• _Data_:
• • • • •
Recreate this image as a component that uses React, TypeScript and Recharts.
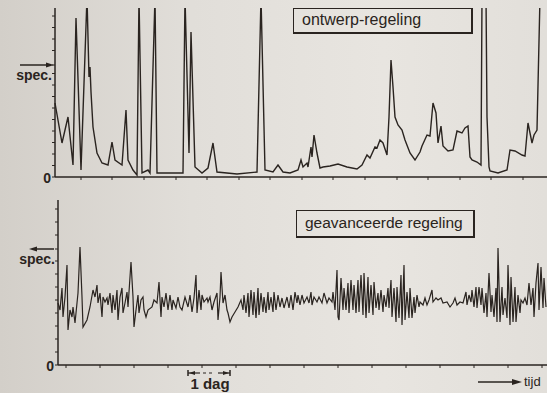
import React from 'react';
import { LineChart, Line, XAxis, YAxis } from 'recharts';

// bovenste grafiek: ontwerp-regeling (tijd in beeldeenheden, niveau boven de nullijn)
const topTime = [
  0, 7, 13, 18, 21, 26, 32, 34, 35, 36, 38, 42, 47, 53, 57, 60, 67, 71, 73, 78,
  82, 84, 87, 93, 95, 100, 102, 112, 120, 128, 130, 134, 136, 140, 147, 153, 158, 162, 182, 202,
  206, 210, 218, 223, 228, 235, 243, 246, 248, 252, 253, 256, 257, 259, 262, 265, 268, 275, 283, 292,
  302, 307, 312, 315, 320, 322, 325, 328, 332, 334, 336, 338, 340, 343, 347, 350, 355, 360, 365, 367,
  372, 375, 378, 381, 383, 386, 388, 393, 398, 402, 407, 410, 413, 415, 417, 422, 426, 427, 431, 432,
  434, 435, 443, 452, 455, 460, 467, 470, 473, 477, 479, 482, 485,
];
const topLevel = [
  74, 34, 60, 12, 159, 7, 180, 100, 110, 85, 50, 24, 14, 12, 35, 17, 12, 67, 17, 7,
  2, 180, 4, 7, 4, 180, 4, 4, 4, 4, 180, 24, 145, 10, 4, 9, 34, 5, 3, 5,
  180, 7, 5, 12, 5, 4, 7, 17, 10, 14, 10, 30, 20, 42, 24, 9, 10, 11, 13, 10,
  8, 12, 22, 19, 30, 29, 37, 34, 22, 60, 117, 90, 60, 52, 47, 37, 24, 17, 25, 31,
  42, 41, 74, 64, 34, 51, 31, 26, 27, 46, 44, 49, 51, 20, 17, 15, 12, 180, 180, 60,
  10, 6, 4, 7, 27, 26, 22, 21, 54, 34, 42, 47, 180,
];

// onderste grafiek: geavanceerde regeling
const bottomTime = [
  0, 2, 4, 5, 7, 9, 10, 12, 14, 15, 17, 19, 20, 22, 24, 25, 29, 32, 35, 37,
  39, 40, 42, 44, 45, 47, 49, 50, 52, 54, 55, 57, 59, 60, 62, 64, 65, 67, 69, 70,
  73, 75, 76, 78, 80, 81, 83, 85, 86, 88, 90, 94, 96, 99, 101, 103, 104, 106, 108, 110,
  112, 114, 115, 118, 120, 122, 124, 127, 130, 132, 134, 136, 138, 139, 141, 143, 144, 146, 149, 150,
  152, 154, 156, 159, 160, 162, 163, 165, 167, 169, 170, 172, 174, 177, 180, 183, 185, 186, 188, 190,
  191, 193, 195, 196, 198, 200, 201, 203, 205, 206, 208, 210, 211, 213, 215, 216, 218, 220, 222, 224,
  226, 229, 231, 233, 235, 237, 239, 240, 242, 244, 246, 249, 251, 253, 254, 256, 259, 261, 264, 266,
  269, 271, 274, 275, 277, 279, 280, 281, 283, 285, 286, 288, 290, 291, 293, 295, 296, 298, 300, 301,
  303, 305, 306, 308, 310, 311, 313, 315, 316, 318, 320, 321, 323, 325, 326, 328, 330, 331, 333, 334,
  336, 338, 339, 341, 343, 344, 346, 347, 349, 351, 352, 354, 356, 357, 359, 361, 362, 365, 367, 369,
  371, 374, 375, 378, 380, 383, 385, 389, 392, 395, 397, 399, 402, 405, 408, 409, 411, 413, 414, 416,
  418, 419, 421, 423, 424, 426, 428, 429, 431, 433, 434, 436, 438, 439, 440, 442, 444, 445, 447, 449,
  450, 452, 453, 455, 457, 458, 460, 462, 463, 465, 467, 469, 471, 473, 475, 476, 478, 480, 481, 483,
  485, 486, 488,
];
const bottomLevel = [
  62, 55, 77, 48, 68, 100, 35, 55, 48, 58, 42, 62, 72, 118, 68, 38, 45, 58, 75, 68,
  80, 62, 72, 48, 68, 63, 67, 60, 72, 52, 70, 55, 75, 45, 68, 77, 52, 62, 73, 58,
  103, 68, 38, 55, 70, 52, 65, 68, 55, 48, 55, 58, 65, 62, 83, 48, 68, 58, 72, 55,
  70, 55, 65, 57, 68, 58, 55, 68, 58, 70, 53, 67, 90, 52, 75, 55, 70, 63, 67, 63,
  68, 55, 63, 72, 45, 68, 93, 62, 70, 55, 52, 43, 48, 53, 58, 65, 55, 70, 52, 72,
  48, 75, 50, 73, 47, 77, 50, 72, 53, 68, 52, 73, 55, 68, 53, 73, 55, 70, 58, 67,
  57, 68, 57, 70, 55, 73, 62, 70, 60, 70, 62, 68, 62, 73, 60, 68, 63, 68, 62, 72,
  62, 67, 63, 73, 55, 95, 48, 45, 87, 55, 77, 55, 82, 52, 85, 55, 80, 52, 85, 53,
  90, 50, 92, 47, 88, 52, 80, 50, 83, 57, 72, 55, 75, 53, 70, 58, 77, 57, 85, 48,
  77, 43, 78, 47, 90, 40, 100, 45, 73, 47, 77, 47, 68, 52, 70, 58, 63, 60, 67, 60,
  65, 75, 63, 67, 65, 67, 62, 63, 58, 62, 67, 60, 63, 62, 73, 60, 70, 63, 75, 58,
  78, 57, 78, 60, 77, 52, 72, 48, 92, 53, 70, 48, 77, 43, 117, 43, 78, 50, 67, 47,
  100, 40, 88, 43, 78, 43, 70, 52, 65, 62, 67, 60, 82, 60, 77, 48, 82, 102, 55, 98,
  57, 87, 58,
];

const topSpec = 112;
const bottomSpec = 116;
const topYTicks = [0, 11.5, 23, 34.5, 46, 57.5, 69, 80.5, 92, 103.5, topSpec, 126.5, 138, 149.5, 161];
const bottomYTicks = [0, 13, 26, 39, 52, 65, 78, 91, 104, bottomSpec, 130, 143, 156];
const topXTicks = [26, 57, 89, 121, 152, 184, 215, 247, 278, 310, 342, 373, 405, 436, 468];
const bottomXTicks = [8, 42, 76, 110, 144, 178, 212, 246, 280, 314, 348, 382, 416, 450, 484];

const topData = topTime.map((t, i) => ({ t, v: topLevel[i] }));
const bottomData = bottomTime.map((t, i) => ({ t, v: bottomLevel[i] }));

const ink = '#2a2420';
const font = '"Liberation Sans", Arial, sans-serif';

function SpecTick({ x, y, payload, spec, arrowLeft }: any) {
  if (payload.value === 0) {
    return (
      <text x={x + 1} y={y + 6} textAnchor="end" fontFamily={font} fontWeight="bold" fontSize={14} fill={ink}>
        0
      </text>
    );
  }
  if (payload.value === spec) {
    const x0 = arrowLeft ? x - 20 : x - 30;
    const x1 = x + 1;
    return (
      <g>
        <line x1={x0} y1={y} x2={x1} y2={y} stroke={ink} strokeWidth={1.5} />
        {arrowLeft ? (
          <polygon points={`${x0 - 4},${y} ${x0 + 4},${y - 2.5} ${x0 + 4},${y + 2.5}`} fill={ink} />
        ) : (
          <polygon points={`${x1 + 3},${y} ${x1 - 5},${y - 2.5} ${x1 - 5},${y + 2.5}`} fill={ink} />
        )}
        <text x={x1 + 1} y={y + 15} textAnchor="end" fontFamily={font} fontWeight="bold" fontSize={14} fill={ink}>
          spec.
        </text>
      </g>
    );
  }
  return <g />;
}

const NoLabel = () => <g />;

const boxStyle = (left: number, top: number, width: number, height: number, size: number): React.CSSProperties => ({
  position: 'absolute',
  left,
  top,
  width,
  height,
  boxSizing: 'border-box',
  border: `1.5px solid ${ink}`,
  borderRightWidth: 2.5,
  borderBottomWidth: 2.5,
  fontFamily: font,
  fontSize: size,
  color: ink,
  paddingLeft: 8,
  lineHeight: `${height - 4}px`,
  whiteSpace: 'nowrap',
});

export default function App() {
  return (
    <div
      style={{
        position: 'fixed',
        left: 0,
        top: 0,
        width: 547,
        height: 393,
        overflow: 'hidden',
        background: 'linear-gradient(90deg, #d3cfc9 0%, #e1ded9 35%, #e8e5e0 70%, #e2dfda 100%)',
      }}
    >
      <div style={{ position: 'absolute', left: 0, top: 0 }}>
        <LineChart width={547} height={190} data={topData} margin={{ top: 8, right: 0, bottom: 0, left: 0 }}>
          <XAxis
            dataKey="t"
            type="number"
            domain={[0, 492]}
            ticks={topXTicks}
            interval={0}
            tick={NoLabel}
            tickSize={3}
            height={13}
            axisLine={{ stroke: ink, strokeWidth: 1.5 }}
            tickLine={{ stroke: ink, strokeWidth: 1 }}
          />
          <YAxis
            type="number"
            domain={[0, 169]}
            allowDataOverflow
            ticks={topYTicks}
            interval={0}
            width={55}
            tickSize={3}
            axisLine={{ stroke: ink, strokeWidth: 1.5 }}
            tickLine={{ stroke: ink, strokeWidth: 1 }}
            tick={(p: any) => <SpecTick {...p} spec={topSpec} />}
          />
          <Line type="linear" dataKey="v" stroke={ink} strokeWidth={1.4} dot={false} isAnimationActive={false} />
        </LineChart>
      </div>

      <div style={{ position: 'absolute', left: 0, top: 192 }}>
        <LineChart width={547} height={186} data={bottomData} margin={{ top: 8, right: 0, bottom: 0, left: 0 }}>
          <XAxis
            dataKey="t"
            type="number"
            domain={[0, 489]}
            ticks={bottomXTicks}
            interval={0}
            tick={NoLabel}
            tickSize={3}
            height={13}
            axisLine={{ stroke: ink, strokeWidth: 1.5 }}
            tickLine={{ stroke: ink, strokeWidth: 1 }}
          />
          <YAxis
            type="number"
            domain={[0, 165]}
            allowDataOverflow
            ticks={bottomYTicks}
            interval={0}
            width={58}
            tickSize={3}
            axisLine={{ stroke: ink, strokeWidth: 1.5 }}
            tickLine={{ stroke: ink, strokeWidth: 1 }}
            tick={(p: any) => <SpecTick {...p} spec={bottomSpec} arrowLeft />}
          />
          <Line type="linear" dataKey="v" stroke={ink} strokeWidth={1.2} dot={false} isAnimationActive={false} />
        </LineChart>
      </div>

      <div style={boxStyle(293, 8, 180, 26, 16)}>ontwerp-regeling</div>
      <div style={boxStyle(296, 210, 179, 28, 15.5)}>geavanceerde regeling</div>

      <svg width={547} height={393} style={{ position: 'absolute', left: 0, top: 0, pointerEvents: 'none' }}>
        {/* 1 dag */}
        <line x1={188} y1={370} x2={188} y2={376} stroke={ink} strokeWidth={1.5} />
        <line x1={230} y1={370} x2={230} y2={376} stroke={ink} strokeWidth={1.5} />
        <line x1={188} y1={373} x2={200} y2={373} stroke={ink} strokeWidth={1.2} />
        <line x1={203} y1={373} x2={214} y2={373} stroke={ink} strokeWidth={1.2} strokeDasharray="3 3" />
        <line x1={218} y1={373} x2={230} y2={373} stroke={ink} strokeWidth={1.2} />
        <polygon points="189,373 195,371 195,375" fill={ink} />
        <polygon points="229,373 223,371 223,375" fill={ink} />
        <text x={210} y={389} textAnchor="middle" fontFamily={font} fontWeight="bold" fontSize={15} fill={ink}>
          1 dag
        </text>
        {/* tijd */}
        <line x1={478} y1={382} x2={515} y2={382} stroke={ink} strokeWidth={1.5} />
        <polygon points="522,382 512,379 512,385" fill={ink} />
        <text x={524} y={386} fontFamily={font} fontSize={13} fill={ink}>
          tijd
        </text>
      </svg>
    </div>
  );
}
• • • • •
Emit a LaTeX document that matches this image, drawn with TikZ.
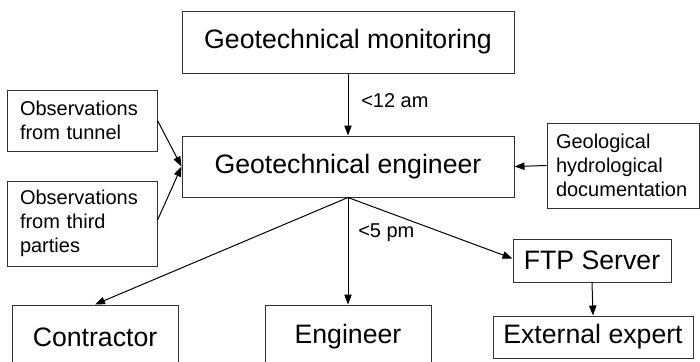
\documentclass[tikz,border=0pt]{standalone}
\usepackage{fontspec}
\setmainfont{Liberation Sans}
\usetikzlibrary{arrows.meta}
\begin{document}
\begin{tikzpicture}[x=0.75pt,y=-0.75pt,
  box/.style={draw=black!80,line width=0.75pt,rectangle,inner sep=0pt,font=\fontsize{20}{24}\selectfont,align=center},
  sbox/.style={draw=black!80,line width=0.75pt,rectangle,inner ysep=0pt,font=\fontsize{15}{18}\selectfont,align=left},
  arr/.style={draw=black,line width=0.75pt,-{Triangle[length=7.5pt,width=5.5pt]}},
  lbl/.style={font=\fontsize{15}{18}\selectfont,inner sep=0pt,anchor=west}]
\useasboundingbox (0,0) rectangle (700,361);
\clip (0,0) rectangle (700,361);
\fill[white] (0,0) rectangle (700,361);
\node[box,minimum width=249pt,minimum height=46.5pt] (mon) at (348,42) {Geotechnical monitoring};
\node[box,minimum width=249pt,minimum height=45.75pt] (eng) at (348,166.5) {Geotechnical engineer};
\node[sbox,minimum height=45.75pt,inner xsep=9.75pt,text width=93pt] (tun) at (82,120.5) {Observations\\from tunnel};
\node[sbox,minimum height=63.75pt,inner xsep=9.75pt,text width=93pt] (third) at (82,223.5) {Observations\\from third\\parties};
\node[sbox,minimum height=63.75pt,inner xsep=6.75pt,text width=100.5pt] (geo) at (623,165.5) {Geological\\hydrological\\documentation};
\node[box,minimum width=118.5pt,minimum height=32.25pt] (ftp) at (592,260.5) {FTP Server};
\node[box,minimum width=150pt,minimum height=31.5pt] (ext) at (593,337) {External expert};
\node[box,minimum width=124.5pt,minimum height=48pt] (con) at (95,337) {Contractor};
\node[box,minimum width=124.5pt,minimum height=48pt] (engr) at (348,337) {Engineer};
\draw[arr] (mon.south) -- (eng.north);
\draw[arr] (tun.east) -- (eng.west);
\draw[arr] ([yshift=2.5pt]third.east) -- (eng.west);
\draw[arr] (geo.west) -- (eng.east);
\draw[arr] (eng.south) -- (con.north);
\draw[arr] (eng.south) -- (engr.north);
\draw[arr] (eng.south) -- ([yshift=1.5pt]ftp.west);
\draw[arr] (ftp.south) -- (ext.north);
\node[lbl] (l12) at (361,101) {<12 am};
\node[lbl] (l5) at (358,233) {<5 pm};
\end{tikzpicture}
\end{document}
• • • • •
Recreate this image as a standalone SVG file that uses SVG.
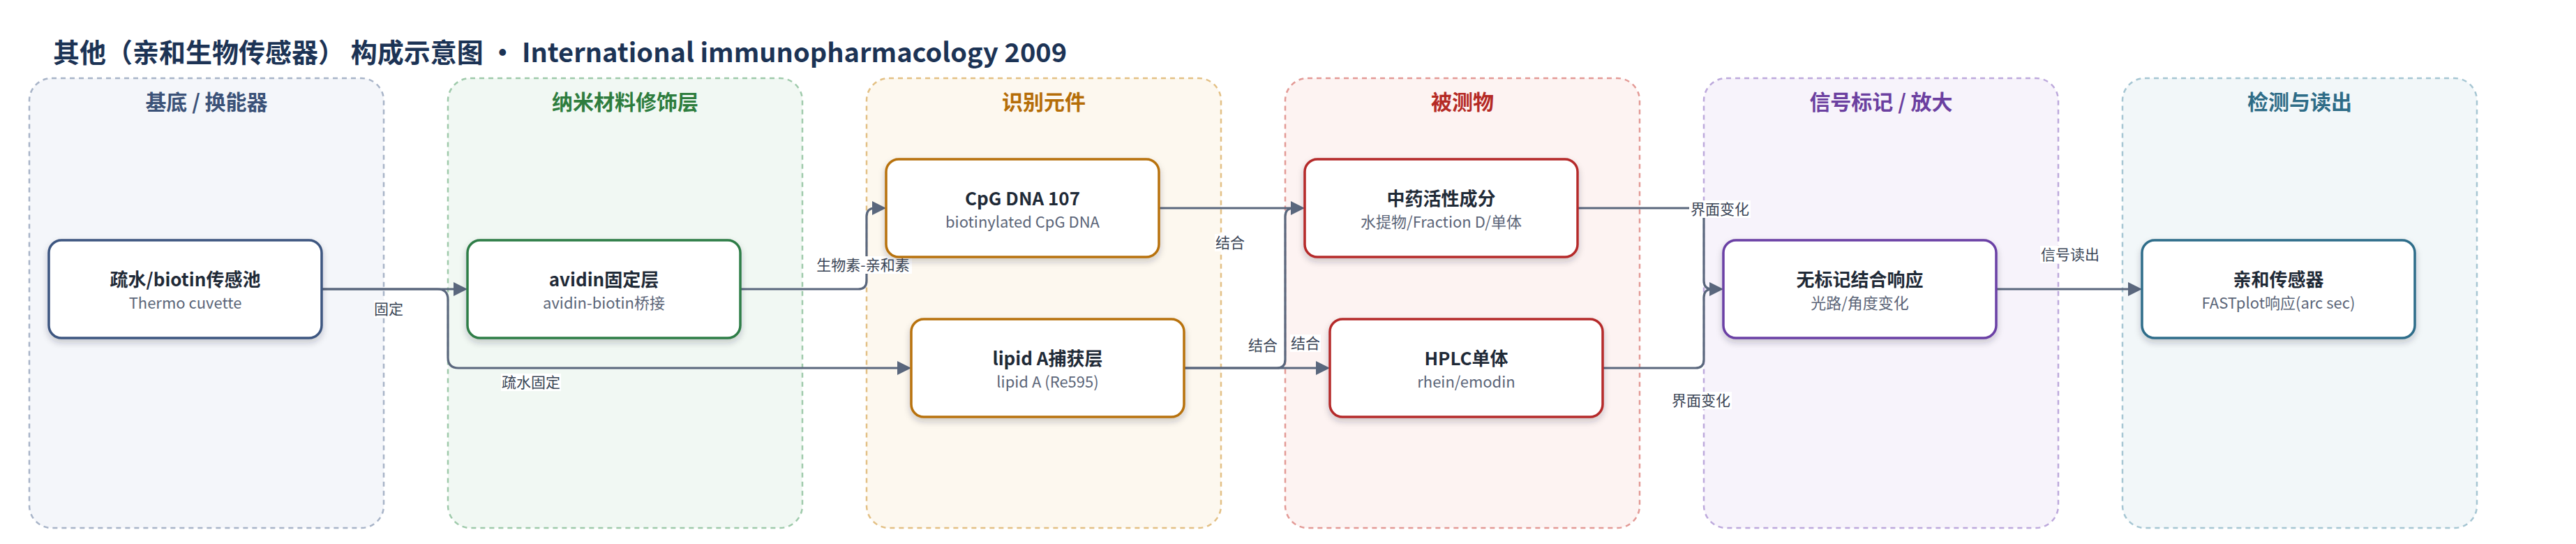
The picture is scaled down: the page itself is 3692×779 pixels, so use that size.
• • • • •
Report every line in the data above in which the word "image" appears.

• _Reply to the task_:
Recreate this image as a component that uses React, TypeScript and Recharts.
Emit a LaTeX document that matches this image, drawn with TikZ.
Recreate this image as a standalone SVG file that uses SVG.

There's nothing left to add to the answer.